Members of the Senate Finance Committee fired a barrage of tough questions at the company, and Mr. Bartlett, focusing heavily on one of the key issues: Who will benefit from the hundreds of millions of dollars that could be generated from stock sales and earnings?
Mr. Bartlett stuck to his position that the general public is not entitled, under Maryland law, to receive the money. Only subscribers may benefit, he said, though it is unclear from the company's plans how that would occur.
The state's top insurance regulator invited the legislature to change the law if it wishes -- something the legislature will at least consider doing.

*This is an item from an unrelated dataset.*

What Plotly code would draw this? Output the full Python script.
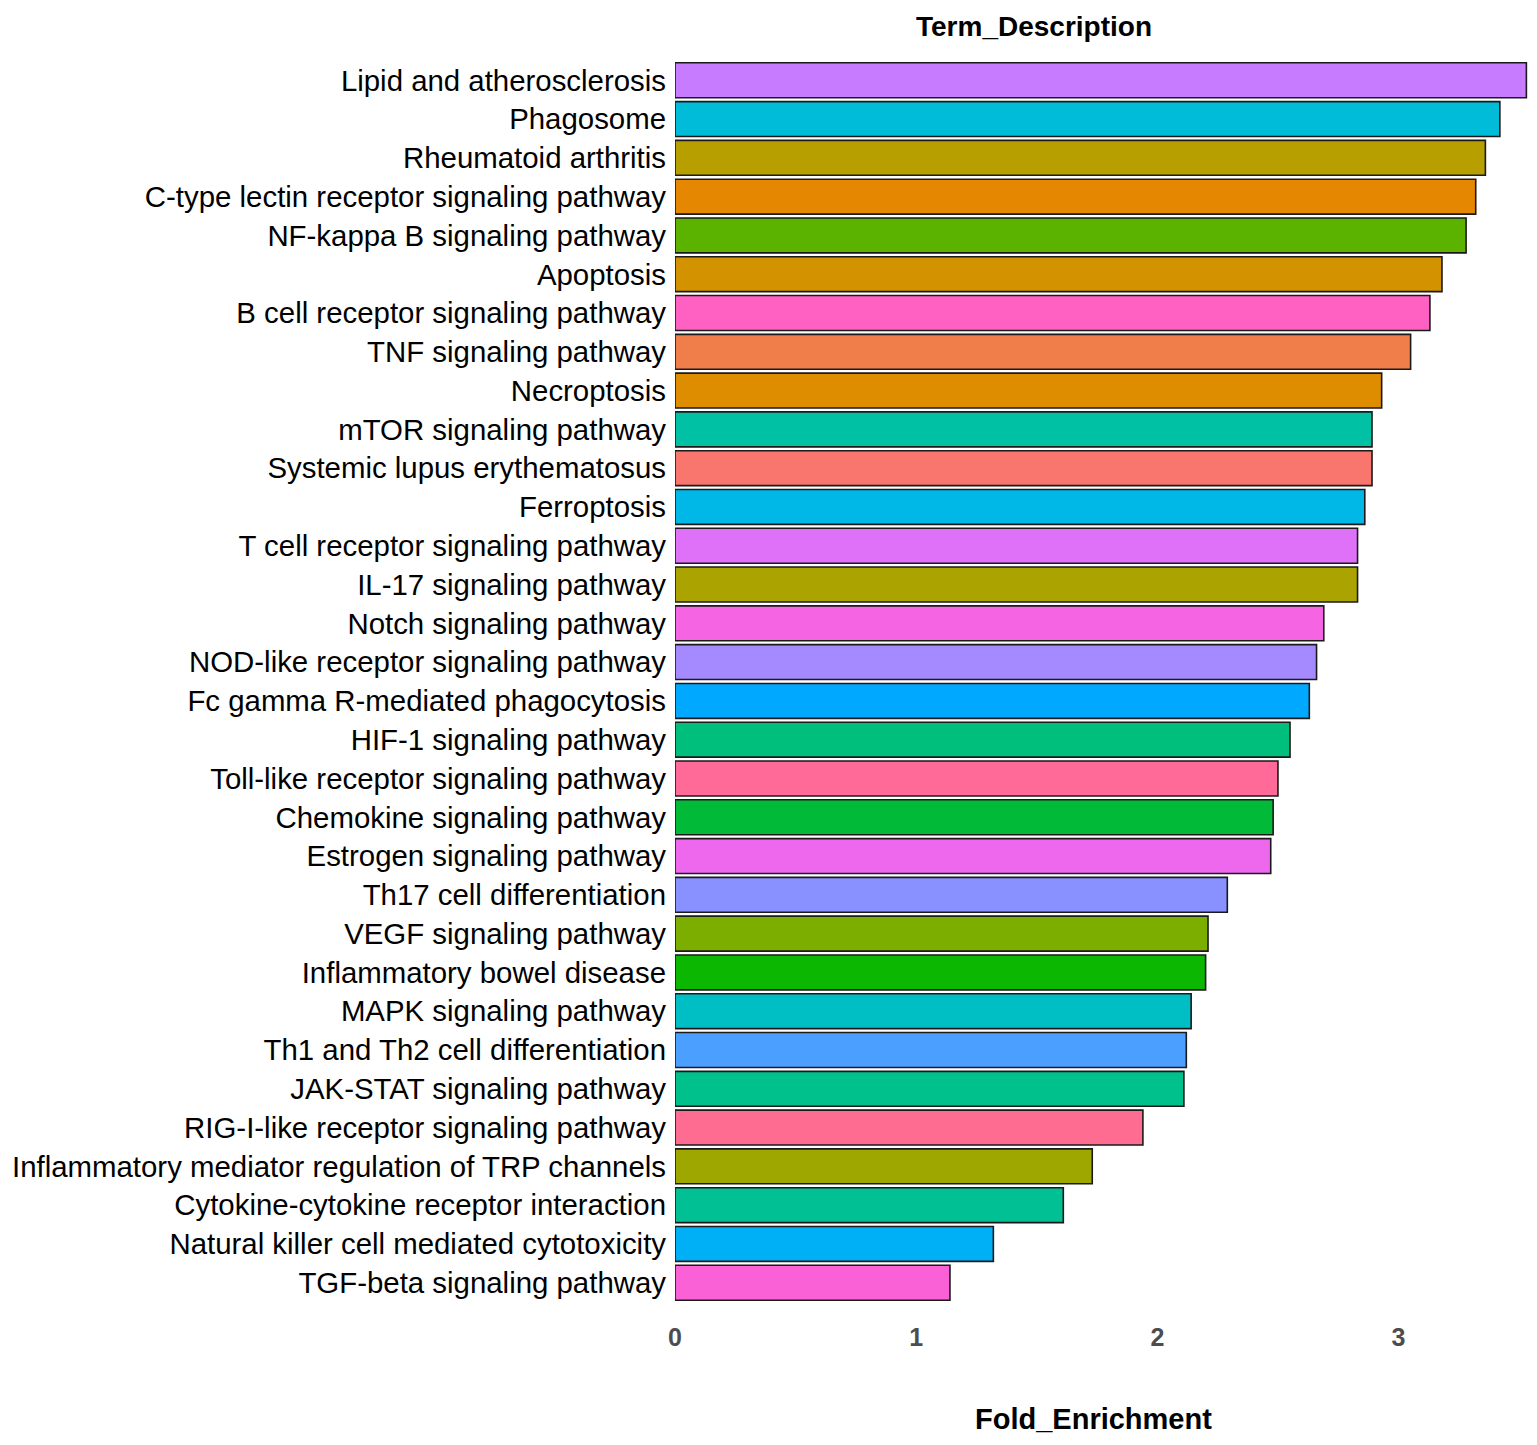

Committee Chairman Thomas L. Bromwell reiterated that the legislature would make the final decision on that and other issues raised by the company's plans -- a view shared by Gov. Parris N. Glendening, Senate President Thomas V. Mike Miller Jr. and House Speaker Casper R. Taylor Jr.
"This is a fundamental policy issue that will affect the economic ,, well-being of the state as well as policyholders," Mr. Glendening said in an interview yesterday.
"In that sense, any decision that is reached must be done through the normal legislative process. Obviously that means committee hearings, the public hearings, and the governor and the legislature working together as well."
At the committee meeting, Mr. Miller also cautioned Blue Cross and Mr. Bartlett that it is "important that we not move too hastily" on the company's plans. He said Maryland should take a look at how other states are handling similar Blue Cross restructuring plans.
Mr. Taylor said the legislature will begin hearings after it has received a formal plan from Blue Cross.
But the company, which had hoped to present Mr. Bartlett a plan this summer and win his approval, now says it may be late December before a plan is unveiled.
Company officials said they will wait for state-hired experts to analyze aspects of the preliminary plans they have been discussing with Mr. Bartlett since he rejected a similar Blue Cross restructuring proposal in January.
Mr. Bartlett disclosed to the committee that on Friday he took the first step toward hiring outside experts by requesting consulting proposals from the "Big Six" national accounting firms.
The consultant will determine the value of assets that Blue Cross wants to shift from its present nonprofit company to a new for-profit firm that would sell stock. This will help determine how much the for-profit company must pay the general public or subscribers or whoever the legislature decides is entitled to benefit.
Sen. George W. Della Jr. strongly suggested that Mr. Bartlett needs lots of advice and observed that Blue Cross has an "army of lawyers." Mr. Della sharply questioned Blue Cross' motives, asserting, "Somebody is going to benefit out of this, and it's not going to be the public."
"I beg to differ emphatically," retorted William L. Jews, Blue Cross president and chief executive. Mr. Jews, who has tried to keep secret details of his company's plans, said "there ought to be full public disclosure" and "full debate" on who should benefit from the for-profit, stock-selling business.
Despite many private discussions among company officials, consultants and Mr. Bartlett's office, Mr. Jews insisted that "no proposals have been finalized" and that "there are no preconceived notions."
Mr. Jews rejected comparisons with California, where a Blue Cross company converted entirely to a for-profit business and was required to contribute $3.2 billion to charitable foundations.
Blue Cross of Maryland should not convert entirely to a for-profit company, because it would no longer be a locally controlled business committed to insuring all people, regardless of health, he said.
But company officials said they don't object to creation of a foundation.
Who should control the foundation -- Blue Cross or others -- is another issue for the legislature to discuss, they said.